Mentre Mps prova a riaprire l’offerta volontaria di conversione di bond subordinati in azioni, che se vedesse adesioni pari al 100% risolverebbe praticamente da sola l’intero problema della ricapitalizzazione, visto che anche senza tener conto del Fresh 2008 le undici emissioni Lower Tier 1 e Lower Tier 2 valgono da sole 4,3 miliardi e sarebbero convertibili in oltre 4 miliardi, lasciando un miliardo da trovare tramite l’intervento di fondi hedge e altri investitori istituzionali (tra cui sicuramente il Tesoro, socio al 4%, e Axa, socia al 3,17% e dunque destinati a sottoscrivere almeno 350 milioni per non farsi diluire), anche per Unicredit si avvicina il momento decisivo.

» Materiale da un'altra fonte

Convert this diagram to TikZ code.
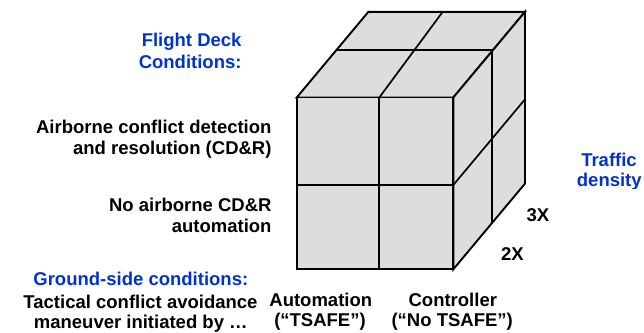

La banca, per la quale la Bce ha fissato dal primo gennaio 2017 un requisito minimo del Cet1 “transitional” dell’8,7%, un Tier1 “transitional” del 10,25% e un Total capital “transitional” del 12,25%, in tutti e tre i casi livelli già superati alla data dello scorso 30 settembre, presenterà domani il nuovo piano industriale e le sue esigenze patrimoniali, collegate alla prevista “pulizia di bilancio” che dovrebbe vedere una maxi cartolarizzazione da 15-20 miliardi di euro di Npl.

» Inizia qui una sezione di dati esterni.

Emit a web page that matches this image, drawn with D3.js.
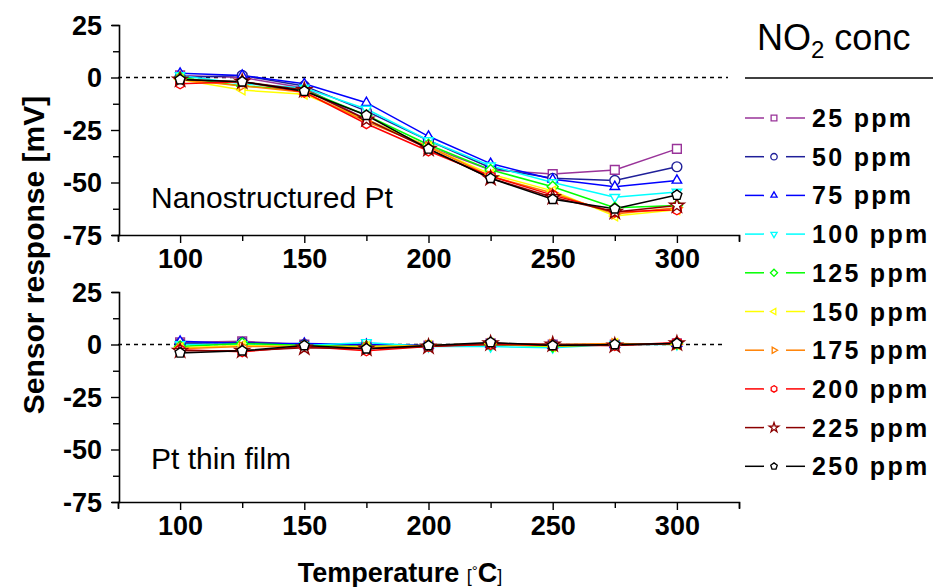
<!DOCTYPE html>
<html><head><meta charset="utf-8">
<script src="https://cdn.jsdelivr.net/npm/d3@7"></script>
<style>body{margin:0;background:#fff}svg{display:block}text{font-family:Arial,"Liberation Sans",sans-serif}</style>
</head><body><svg id="c" width="933" height="587"></svg>
<script>
const temperatures = [100,125,150,175,200,225,250,275,300];
const concLabels = ["25 ppm","50 ppm","75 ppm","100 ppm","125 ppm","150 ppm","175 ppm","200 ppm","225 ppm","250 ppm"];
const colors = ["#993399","#1f1f99","#0000ff","#00ffff","#00ff00","#ffff00","#ff8000","#ff0000","#8b0000","#000000"];
const markers = ["square","circle","triUp","triDown","diamond","triLeft","triRight","hexagon","star","pentagon"];
const nanoValues = [
  [1, 0, -5, -20, -33, -44, -46, -44, -34],
  [0, 1, -4, -16, -30, -43, -48, -49, -42.5],
  [2, 1, -3, -12, -28, -41, -48.5, -52, -49],
  [1, -3, -5, -15, -30, -42, -50, -57, -54.5],
  [0, -4, -6, -18, -32, -44, -52, -62, -61],
  [-1, -6, -8, -20, -33, -46, -54, -66, -63],
  [-1, -4, -7, -21, -33, -47, -55, -65, -62],
  [-3, -2, -7, -22, -35, -47, -56, -64, -63],
  [-1, -2, -6, -20, -34, -48, -57, -64, -61],
  [-1, -2, -6.5, -18, -34, -48, -58, -62.5, -56]
];
const filmValues = [
  [1, 1.5, 0, 0, -0.5, 0.5, 0, 0, 0.5],
  [0.5, 1, 0, -0.5, -0.5, 0, 0, 0, 0.5],
  [1.5, 0.5, 0.5, 0, -0.5, 0, -0.5, 0, 0.5],
  [0, 0, -0.5, 1, -1, -1, -1.5, 0, 0],
  [-1, 0.5, -0.5, -1, -0.5, 0, -1, 0, 0.5],
  [-1.5, -0.5, -1, -1, -0.5, 0.5, -1, 0.5, 0],
  [-2, -1, -1, -1.5, -0.5, 0.5, 0, 0.5, 0],
  [-2.5, -3.5, -1, -3, -1, 0, -0.5, -0.5, 1],
  [-3, -3, -1.5, -2, -1, 0.5, 0, -0.5, 0.5],
  [-4, -3, -0.5, -2, -0.5, 1, -0.5, 0, 0.5]
];
const xTicks = [75,100,125,150,175,200,225,250,275,300,325];
const xLabels = [100,150,200,250,300];
const yTicks = [25,12.5,0,-12.5,-25,-37.5,-50,-62.5,-75];
const yLabels = [25,0,-25,-50,-75];
const panelNames = ["Nanostructured Pt","Pt thin film"];

const svg = d3.select("#c");
const x = d3.scaleLinear().domain([75,325]).range([118,739]);
const panels = [
  {vals: nanoValues, y: d3.scaleLinear().domain([-75,25]).range([235,25]), name: panelNames[0]},
  {vals: filmValues, y: d3.scaleLinear().domain([-75,25]).range([502,292]), name: panelNames[1]}
];

function poly(n, r, rot){
  const pts=[];
  for(let i=0;i<n;i++){const a=rot+i*2*Math.PI/n;pts.push([r*Math.cos(a),r*Math.sin(a)]);}
  return "M"+pts.map(p=>p[0].toFixed(2)+","+p[1].toFixed(2)).join("L")+"Z";
}
function markerPath(type, r){
  switch(type){
    case "square": return `M${-r*0.8},${-r*0.8}H${r*0.8}V${r*0.8}H${-r*0.8}Z`;
    case "circle": return d3.symbol(d3.symbolCircle, Math.PI*r*r*0.8)();
    case "triUp": return poly(3, r, -Math.PI/2);
    case "triDown": return poly(3, r, Math.PI/2);
    case "triLeft": return poly(3, r, Math.PI);
    case "triRight": return poly(3, r, 0);
    case "diamond": return poly(4, r, -Math.PI/2);
    case "hexagon": return poly(6, r*0.9, -Math.PI/2);
    case "star": return d3.symbol(d3.symbolStar, r*r*2.2)();
    case "pentagon": return poly(5, r*0.95, -Math.PI/2);
  }
}

const font = 'Arial,"Liberation Sans",sans-serif';

panels.forEach((p, pi)=>{
  const g = svg.append("g");
  g.append("line").attr("x1",x(75)).attr("x2",pi===0?728:722).attr("y1",p.y(0)).attr("y2",p.y(0))
    .attr("stroke","#000").attr("stroke-width",1.3).attr("stroke-dasharray","4,4");
  const ya = g.append("g").attr("transform",`translate(${x(75)+1},0)`)
    .call(d3.axisLeft(p.y).tickValues(yTicks).tickFormat(d=>yLabels.includes(d)?d:"").tickSizeOuter(0).tickSize(7));
  ya.selectAll("path.domain").attr("stroke","#000").attr("stroke-width",1.6);
  ya.selectAll(".tick line").attr("stroke","#000").attr("stroke-width",1.4)
    .attr("x2",d=>yLabels.includes(d)?-8:-6);
  ya.selectAll(".tick text").attr("font-size",27).attr("font-weight","bold").attr("font-family",font).attr("fill","#000").attr("x",-17).attr("dy","0.34em");
  const xa = g.append("g").attr("transform",`translate(0,${p.y(-75)})`)
    .call(d3.axisBottom(x).tickValues(xTicks).tickFormat(d=>xLabels.includes(d)?d:"").tickSizeOuter(0).tickSize(7));
  xa.selectAll("path.domain").attr("stroke","#000").attr("stroke-width",1.6);
  xa.selectAll(".tick line").attr("stroke","#000").attr("stroke-width",1.4)
    .attr("y2",d=>xLabels.includes(d)?8:6);
  xa.selectAll(".tick text").attr("font-size",27).attr("font-weight","bold").attr("font-family",font).attr("fill","#000").attr("y",14);
  const line = d3.line().x((d,i)=>x(temperatures[i])).y(d=>p.y(d));
  p.vals.forEach((vals, si)=>{
    g.append("path").attr("d",line(vals)).attr("fill","none").attr("stroke",colors[si]).attr("stroke-width",1.5);
  });
  p.vals.forEach((vals, si)=>{
    g.selectAll(null).data(vals).enter().append("path")
      .attr("d",markerPath(markers[si],5.5))
      .attr("transform",(d,i)=>`translate(${x(temperatures[i])},${p.y(d)})`)
      .attr("fill","#fff").attr("stroke",colors[si]).attr("stroke-width",1.4);
  });
  g.append("text").attr("x",151).attr("y",pi===0?208:469).attr("font-size",30).text(p.name);
});

svg.append("text").attr("transform","translate(44,255) rotate(-90)").attr("text-anchor","middle")
  .attr("font-size",30).attr("font-weight","bold").text("Sensor response [mV]");
const xt = svg.append("text").attr("x",400).attr("y",582).attr("text-anchor","middle").attr("font-size",27).attr("font-weight","bold");
xt.append("tspan").text("Temperature ");
xt.append("tspan").attr("font-size",18).attr("font-weight","normal").text("[");
xt.append("tspan").attr("font-size",15).attr("font-weight","normal").attr("dy",-6).text("\u00B0");
xt.append("tspan").attr("dy",6).text("C");
xt.append("tspan").attr("font-size",18).attr("font-weight","normal").text("]");

const lt = svg.append("text").attr("x",757).attr("y",50).attr("font-size",36);
lt.append("tspan").text("NO");
lt.append("tspan").attr("font-size",24).attr("dy",8).text("2");
lt.append("tspan").attr("dy",-8).text(" conc");
svg.append("line").attr("x1",745).attr("x2",933).attr("y1",78).attr("y2",78).attr("stroke","#000").attr("stroke-width",1.5);
const leg = svg.append("g");
concLabels.forEach((lab, i)=>{
  const yy = 118 + i*38.7;
  leg.append("line").attr("x1",745).attr("x2",764).attr("y1",yy).attr("y2",yy).attr("stroke",colors[i]).attr("stroke-width",1.5);
  leg.append("line").attr("x1",786).attr("x2",805).attr("y1",yy).attr("y2",yy).attr("stroke",colors[i]).attr("stroke-width",1.5);
  leg.append("path").attr("d",markerPath(markers[i],3.6)).attr("transform",`translate(774,${yy})`)
    .attr("fill","#fff").attr("stroke",colors[i]).attr("stroke-width",1.3);
  leg.append("text").attr("x",812).attr("y",yy+9).attr("font-size",25).attr("font-weight","bold").attr("letter-spacing",2.3).text(lab);
});
</script></body></html>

L’amministratore delegato, Jean-Pierre Mustier, arrivato ai vertici di Unicredit cinque mesi fa, ha già messo in carniere la cessione del 50,1% di Bank Pekao per circa 8,5 miliardi di euro, del 100% di Pioneer Assset Management per oltre 3,5 miliardi (più 315 milioni di dividendo straordinario, per complessivi 3,9 miliardi circa) e del 30% di FinecoBank 880 milioni.
In tutto Mustier ha dunque già raccolto 13,28 miliardi di euro, a questi dovrebbero sommarsi altri capitali compresi tra i 7 (secondo gli analisti di Kepler-Cheuvreux) e i 13 miliardi (secondo Banca Imi) da qui alla prossima primavera, portando tra i 20 e i 26 miliardi di euro i capitali raccolti in meno di un anno a fronte dei 15,5 miliardi circa di capitalizzazione del titolo.
Come dire che l’Unicredit che chiuderà il bilancio 2017 sarà una banca profondamente diversa da quello che ha chiuso la prima semestrale 2016, anche perché l’attesa è per una ulteriore “cura dimagrante” che potrebbe tradursi in altri 7.800 esuberi (pari al 7,5% degli attuali dipendenti del gruppo), sempre secondo gli esperti di Kepler Cheuvreux. Ma non solo.
Che la trasformazione della “foresta pietrificata” passi per ridefinizione di perimetri d’attività e un’ulteriore riduzione dei posti di lavoro del settore è del resto certo, basti vedere cosa sta succedendo anche ad altre banche come Ubi Banca, che a giorni dovrebbe rilevare tre delle quattro “good bank” dal Fondo di Risoluzione (dopo che il fondo stesso le avrà ricapitalizzate per 250 milioni e che il fondo Atlante le avrà “alleggerite” di quasi 2,3 miliardi di Npl) per poi aumentare a sua volta il capitale di 500 milioni per alzare i coefficienti patrimoniali del gruppo e che intanto ha trovato l’accordo coi sindacati per i primi 600 esuberi su base volontaria a fronte di 300 assunzioni nel 2017 (mentre resta da trovare l’accordo per successive 700 uscite).
Oltre a questo, Unicredit, Ubi Banca, Mps (che è un istituto che è tornato a fare utili a livello operativo, dunque fondamentalmente sano), Bpm-Banco Popolare, ma anche Bper, Banca Carige, Intesa Sanpaolo e tutte le altre banche grandi, medie e piccole, dovranno sciogliere i dubbi riguardo al modello di business che intendono perseguire: quello disegnato dalla riforma Amato degli anni 80 è ormai tramontato, occorre dunque superarlo ed auspicabilmente introdurre una maggiore varietà di opzioni per i clienti anziché riproporre l’errore di avere 300 banche-fotocopia operanti in Italia.
Così l’attesa per il modello di business che Mustier vorrà proporre è molto alta, perché potrebbe essere, finalmente, un segnale di apertura al cambiamento di cui l’economia italiana ha disperatamente bisogno. O l’ennesimo tentativo di rinviare la soluzione del problema continuando a dare calci al barattolo, e sarebbe un errore gravissimo.